Gli archi aprono il movimento con una breve anticipazione del tema predominante di questo Andantino con grande morbidezza, ripresa e approfondita dal violoncello che può cantare nelle zone dello strumento più espressive e naturalmente più comunicative. I legni intervengono ricamando di commenti estrapolati dal primo tema intorno alla voce del violoncello, anche se nell’accompagnamento orchestrale del movimento prevale l’uso degli archi con una funzione avvolgente e accomodante.
L’orchestra sfoga tutta la sua l’espressività in tutti i suoi colori solo nella ripresa quando finalmente anche ottoni e timpani si liberano per un breve momento di quest’intensità contenuta, con nobiltà e senza nervosismi. La coda del movimento è ancora una volta in mano al violoncello, che riprende l’esposizione iniziale, ora influenzata dall’accompagnamento degli archi sempre più tranquillo e trasparente, ridotto a tremoli e pizzicati. Il finale ricorda quello di un’aria d’opera, scritto con eleganza e coerenza musicale, senza esaurirsi frettolosamente.
III. Vivace molto
L’ultimo movimento è un’interessante convergenza di stili e influenze diverse: si respira un tipo di virtuosismo violoncellistico esplorato sia da Fauré nel suo Papillon op. 77 sia nei Concerti di Saint-Saëns, ma è molto presente anche l’esplorazione della forma dello Scherzo. La breve introduzione degli archi ricorda molto, per struttura e gioco di voci, il carattere beethoveniano della sua Quinta Sinfonia.

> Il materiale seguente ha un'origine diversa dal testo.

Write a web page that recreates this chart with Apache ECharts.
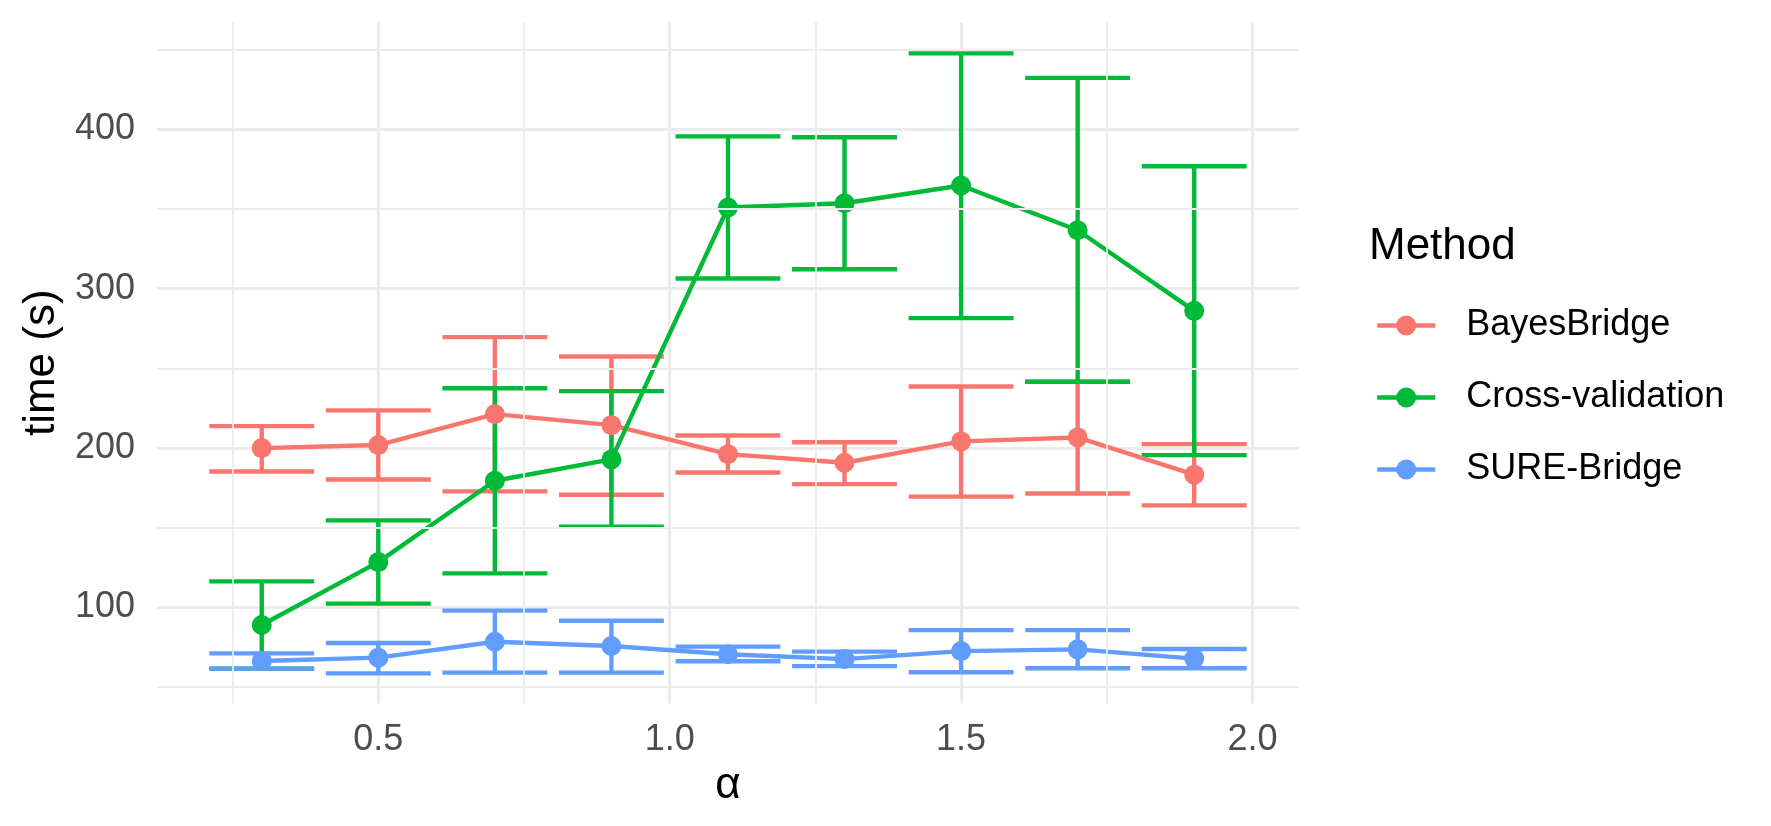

Orchestra e strumento solista si divertono in questo ultimo movimento attraversandone l’agilità orizzontale e la leggerezza che Jaëll usa come elemento caratterizzante. Dopo la breve esposizione il violoncello ripropone il tema principale con un’attitudine più cantabile, vagamente canzonatoria a tratti, influenzando la risposta dell’orchestra che ne imita il carattere, pur mantenendo nelle voci interiori degli archi questo fuoco fatuo, quasi un’interferenza dei ribattuti che si percepisce appena all’interno di questa sezione ed è invece il motore utilizzato ed esplorato nello sviluppo. Il violoncello si muove su questo virtuosismo funambolo verso la ripresa che presenta una breve parentesi molto curiosa: una cadenza ricca di accordi, arpeggi, ottave segna la conclusione formale del movimento e separa la Coda finale, un ultimo sfarfallio del violoncello che conclude con carattere e brio questo Concerto.